# Your task:
Your task is to transcribe, without alteration, the lines from the top of the material below through the line bearing "295.0, 292.9, 291.3]", inclusive.

# Given data:
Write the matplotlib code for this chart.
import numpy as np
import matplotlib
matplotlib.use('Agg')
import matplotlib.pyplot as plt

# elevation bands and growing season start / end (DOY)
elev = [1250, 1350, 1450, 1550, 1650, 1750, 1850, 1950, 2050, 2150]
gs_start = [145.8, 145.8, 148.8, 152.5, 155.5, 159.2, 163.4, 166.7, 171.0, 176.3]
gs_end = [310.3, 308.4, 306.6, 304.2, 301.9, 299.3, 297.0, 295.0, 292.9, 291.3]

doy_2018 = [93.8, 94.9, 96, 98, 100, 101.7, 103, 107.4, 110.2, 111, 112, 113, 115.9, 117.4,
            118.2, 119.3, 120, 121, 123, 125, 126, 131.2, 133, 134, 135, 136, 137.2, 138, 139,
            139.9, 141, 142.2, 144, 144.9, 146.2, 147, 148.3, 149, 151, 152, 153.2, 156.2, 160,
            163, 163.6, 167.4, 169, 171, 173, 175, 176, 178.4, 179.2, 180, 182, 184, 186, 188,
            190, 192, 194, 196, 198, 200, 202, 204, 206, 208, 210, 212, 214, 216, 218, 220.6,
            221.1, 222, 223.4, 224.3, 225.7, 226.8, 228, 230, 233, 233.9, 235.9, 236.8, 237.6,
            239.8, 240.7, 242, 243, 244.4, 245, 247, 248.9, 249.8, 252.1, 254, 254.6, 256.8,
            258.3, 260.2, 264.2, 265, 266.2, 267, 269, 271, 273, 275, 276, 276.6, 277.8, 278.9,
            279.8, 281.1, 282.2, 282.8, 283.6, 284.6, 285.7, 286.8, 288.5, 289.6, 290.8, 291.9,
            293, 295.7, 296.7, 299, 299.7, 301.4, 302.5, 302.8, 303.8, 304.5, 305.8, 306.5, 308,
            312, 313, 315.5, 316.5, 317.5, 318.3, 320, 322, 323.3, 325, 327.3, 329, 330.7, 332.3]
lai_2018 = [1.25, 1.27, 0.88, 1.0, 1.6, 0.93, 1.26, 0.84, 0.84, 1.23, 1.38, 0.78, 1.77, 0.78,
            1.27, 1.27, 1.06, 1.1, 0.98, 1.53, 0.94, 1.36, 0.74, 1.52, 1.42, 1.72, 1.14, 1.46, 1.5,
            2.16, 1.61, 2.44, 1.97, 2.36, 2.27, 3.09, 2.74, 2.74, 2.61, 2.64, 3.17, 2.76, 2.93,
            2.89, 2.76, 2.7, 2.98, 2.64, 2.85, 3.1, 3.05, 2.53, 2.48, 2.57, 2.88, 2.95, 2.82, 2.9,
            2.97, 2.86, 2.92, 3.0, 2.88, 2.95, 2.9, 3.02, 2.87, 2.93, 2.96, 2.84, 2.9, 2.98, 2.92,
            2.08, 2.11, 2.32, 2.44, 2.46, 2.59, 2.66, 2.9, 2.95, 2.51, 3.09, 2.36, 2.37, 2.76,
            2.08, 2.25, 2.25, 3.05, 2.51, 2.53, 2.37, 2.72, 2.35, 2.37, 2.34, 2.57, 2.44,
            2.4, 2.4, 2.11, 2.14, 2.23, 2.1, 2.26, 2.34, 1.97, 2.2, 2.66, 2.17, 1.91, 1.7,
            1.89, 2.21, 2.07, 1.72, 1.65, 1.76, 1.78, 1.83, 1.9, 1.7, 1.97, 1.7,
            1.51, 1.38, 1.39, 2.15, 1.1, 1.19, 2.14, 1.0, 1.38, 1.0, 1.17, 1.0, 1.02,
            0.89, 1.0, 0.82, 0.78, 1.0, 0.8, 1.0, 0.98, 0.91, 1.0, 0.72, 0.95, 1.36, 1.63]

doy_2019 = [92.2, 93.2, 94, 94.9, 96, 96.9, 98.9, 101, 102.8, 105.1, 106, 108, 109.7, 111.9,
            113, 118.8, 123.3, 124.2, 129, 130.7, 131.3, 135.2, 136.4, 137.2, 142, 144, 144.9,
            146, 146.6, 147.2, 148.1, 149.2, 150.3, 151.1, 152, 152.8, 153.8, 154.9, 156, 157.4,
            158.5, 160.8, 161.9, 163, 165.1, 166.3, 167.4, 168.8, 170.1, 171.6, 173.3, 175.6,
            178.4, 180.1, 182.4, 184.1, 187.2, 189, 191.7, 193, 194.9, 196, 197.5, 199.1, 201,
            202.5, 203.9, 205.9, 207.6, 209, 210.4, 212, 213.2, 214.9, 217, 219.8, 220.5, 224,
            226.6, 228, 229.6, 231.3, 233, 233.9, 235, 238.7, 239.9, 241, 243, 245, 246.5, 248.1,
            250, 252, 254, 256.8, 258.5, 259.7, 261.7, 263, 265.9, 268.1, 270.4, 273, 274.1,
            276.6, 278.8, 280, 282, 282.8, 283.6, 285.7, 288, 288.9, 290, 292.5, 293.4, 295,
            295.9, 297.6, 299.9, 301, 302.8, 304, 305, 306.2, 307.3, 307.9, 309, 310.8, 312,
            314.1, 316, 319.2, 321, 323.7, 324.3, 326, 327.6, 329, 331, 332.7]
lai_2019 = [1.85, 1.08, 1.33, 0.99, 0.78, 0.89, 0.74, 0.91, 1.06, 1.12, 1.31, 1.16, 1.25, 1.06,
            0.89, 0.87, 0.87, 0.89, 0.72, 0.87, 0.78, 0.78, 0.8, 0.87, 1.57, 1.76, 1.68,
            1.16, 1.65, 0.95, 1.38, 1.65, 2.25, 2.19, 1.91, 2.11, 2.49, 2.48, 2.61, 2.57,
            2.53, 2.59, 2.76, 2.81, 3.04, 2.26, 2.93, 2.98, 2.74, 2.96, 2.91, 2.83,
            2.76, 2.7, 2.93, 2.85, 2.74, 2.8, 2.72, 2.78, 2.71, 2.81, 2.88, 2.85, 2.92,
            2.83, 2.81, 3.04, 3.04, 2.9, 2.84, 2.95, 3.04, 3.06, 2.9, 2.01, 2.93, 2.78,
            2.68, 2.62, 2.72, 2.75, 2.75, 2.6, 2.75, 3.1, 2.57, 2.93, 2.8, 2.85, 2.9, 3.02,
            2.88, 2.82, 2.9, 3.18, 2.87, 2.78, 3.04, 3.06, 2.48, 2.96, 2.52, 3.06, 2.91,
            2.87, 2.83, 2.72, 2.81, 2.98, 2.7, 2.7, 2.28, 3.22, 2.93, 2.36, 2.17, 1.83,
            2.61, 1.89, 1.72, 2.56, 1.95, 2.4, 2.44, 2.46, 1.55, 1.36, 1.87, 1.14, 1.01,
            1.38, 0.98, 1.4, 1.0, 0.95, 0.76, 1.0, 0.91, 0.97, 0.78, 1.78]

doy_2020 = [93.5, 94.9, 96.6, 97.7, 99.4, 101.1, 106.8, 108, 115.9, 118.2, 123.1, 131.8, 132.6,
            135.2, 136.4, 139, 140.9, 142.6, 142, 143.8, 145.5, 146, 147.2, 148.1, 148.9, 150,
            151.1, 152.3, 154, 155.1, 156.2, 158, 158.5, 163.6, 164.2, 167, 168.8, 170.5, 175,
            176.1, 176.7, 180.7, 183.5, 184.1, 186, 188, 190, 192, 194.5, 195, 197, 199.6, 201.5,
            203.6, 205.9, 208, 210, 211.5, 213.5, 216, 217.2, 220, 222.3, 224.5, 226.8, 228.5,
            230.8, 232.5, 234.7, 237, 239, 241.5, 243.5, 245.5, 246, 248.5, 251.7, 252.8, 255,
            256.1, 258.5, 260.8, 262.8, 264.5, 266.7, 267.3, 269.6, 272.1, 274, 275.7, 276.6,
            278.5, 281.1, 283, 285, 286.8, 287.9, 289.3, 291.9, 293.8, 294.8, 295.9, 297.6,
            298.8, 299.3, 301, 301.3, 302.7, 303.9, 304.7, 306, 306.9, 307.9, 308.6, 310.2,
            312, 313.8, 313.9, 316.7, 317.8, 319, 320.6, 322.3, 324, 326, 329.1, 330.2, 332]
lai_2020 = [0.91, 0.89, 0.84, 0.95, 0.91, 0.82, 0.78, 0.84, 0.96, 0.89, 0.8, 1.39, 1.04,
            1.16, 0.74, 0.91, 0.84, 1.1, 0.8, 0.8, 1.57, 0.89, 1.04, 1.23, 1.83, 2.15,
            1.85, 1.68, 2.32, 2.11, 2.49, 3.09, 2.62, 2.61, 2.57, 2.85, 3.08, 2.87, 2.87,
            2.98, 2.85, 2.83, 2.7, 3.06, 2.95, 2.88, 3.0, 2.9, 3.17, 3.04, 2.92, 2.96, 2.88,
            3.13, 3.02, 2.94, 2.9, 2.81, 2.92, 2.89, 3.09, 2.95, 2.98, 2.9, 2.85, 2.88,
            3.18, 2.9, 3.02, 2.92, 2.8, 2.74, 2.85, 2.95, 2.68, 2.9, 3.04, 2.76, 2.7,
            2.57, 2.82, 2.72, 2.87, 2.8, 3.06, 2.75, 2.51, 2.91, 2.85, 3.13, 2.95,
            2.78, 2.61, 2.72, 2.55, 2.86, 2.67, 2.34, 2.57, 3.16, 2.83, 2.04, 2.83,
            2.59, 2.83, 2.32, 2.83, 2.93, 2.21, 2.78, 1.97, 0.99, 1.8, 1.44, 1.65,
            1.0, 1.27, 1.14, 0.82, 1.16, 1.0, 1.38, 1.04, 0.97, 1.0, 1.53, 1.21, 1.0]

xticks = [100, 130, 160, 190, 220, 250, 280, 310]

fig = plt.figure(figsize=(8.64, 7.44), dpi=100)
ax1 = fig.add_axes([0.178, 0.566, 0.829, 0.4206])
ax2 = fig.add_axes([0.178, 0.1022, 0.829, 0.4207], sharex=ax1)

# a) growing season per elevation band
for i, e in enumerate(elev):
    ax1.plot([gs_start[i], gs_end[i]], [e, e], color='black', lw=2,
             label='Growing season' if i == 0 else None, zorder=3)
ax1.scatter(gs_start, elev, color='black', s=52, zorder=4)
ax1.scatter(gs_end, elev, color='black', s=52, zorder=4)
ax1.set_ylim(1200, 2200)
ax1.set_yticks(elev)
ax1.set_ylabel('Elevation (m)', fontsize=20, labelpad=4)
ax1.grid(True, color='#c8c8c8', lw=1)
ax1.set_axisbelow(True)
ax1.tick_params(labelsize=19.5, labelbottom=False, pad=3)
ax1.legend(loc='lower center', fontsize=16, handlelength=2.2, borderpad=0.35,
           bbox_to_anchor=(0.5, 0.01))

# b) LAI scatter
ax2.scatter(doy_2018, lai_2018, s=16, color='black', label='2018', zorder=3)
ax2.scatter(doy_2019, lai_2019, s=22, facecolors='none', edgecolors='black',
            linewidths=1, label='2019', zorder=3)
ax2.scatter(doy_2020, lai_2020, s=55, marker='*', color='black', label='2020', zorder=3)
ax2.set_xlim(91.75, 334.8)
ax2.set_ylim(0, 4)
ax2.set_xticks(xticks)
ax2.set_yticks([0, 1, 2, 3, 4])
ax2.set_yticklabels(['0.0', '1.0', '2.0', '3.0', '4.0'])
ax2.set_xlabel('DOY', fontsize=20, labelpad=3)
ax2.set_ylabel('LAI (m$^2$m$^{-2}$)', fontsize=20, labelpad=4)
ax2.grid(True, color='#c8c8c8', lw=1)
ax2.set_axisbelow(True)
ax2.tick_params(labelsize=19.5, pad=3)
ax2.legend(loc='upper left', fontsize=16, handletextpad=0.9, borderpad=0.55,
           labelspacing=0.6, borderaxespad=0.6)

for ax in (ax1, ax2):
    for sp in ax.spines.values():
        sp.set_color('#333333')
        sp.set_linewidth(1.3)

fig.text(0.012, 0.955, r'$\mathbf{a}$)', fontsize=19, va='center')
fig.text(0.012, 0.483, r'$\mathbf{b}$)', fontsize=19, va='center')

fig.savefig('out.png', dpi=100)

# Response to this exercise:
Write the matplotlib code for this chart.
import numpy as np
import matplotlib
matplotlib.use('Agg')
import matplotlib.pyplot as plt

# elevation bands and growing season start / end (DOY)
elev = [1250, 1350, 1450, 1550, 1650, 1750, 1850, 1950, 2050, 2150]
gs_start = [145.8, 145.8, 148.8, 152.5, 155.5, 159.2, 163.4, 166.7, 171.0, 176.3]
gs_end = [310.3, 308.4, 306.6, 304.2, 301.9, 299.3, 297.0, 295.0, 292.9, 291.3]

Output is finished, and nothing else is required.